Home Artikel Eksekusi Tongkonan Ka’pun di Toraja Dinilai Abaikan Identitas Budaya

Eksekusi Tongkonan Ka’pun di Toraja Dinilai Abaikan Identitas Budaya

REPLIKNEWS, TANA TORAJA - Eksekusi Tongkonan Ka’pun di Kecamatan Kurra, Kabupaten Tana Toraja, pada Jumat (5/12/2025) lalu menuai sorotan publik, termasuk dari kalangan pemerhati hukum dan budaya. Tongkonan sebagai rumah adat Toraja dinilai memiliki nilai historis, spiritual, dan simbolik yang tidak dapat diperlakukan sebagai objek hukum perdata biasa.

Advokat sekaligus mahasiswa Pascasarjana Hukum Universitas Indonesia, Budi Mangawi, menyayangkan proses eksekusi tersebut yang menurutnya mengabaikan nilai budaya dan identitas masyarakat adat Toraja.

"Tongkonan bukan hanya bangunan fisik, tetapi pusat legitimasi genealogis, tempat berlangsungnya ritus adat, serta simbol kehidupan sosial dan spiritual masyarakat Toraja," ujarnya dalam keterangan tertulis, Minggu (07/12/2025).

Eksekusi yang dilakukan berdasarkan putusan pengadilan itu dilaporkan menggunakan alat berat dan diwarnai penolakan dari warga. Bentrokan pun terjadi hingga aparat kepolisian menembakkan peluru karet serta gas air mata. Akibatnya sejumlah warga mengalami luka-luka.
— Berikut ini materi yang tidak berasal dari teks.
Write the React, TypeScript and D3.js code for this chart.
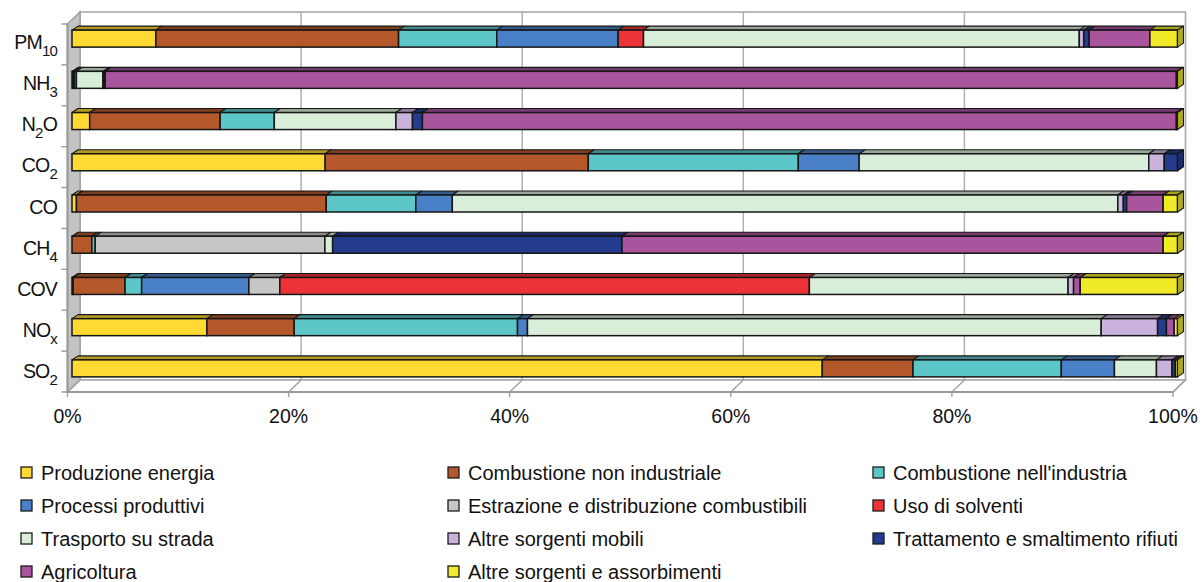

Menurut Budi, Pasal 18B ayat (2) UUD 1945 dengan tegas mengakui keberadaan masyarakat hukum adat beserta hak-hak tradisionalnya. Selain itu, Undang-Undang Nomor 11 Tahun 2010 tentang Cagar Budaya juga secara normatif menyediakan perlindungan bagi bangunan tradisional yang memiliki nilai sejarah dan budaya penting.

"Kerangka hukum sebenarnya tersedia, namun tidak dimanfaatkan. Tongkonan seperti Ka’pun semestinya didaftarkan sebagai cagar budaya agar tidak dapat dieksekusi tanpa pertimbangan adat dan kepentingan sosial," ujarnya.

Ia menilai peristiwa ini menunjukkan adanya kesenjangan antara norma hukum dan implementasinya di lapangan.

Budi menekankan pentingnya model penyelesaian sengketa yang melibatkan lembaga adat sebagai bagian dari sistem hukum yang hidup dalam masyarakat.

"Sengketa tanah adat idealnya diselesaikan melalui mekanisme yang mengintegrasikan hukum adat dan hukum negara. Tidak cukup hanya mengandalkan pendekatan prosedural formal," tegasnya.

Budi berharap kejadian ini menjadi pelajaran berharga agar peristiwa serupa tidak terulang. Ia menyerukan agar generasi Toraja dan pemerintah daerah bekerja sama memperjuangkan perlindungan warisan budaya.

"Tongkonan adalah identitas. Ketika ia hilang, sebagian jati diri masyarakat Toraja ikut hilang," imbuhnya.

Sebagai penutup, ia mengutip falsafah Toraja:

"Mesa Kada Dipotuo, Pantan Kada Dipomate."(Bersatu kita kuat, bercerai kita runtuh.)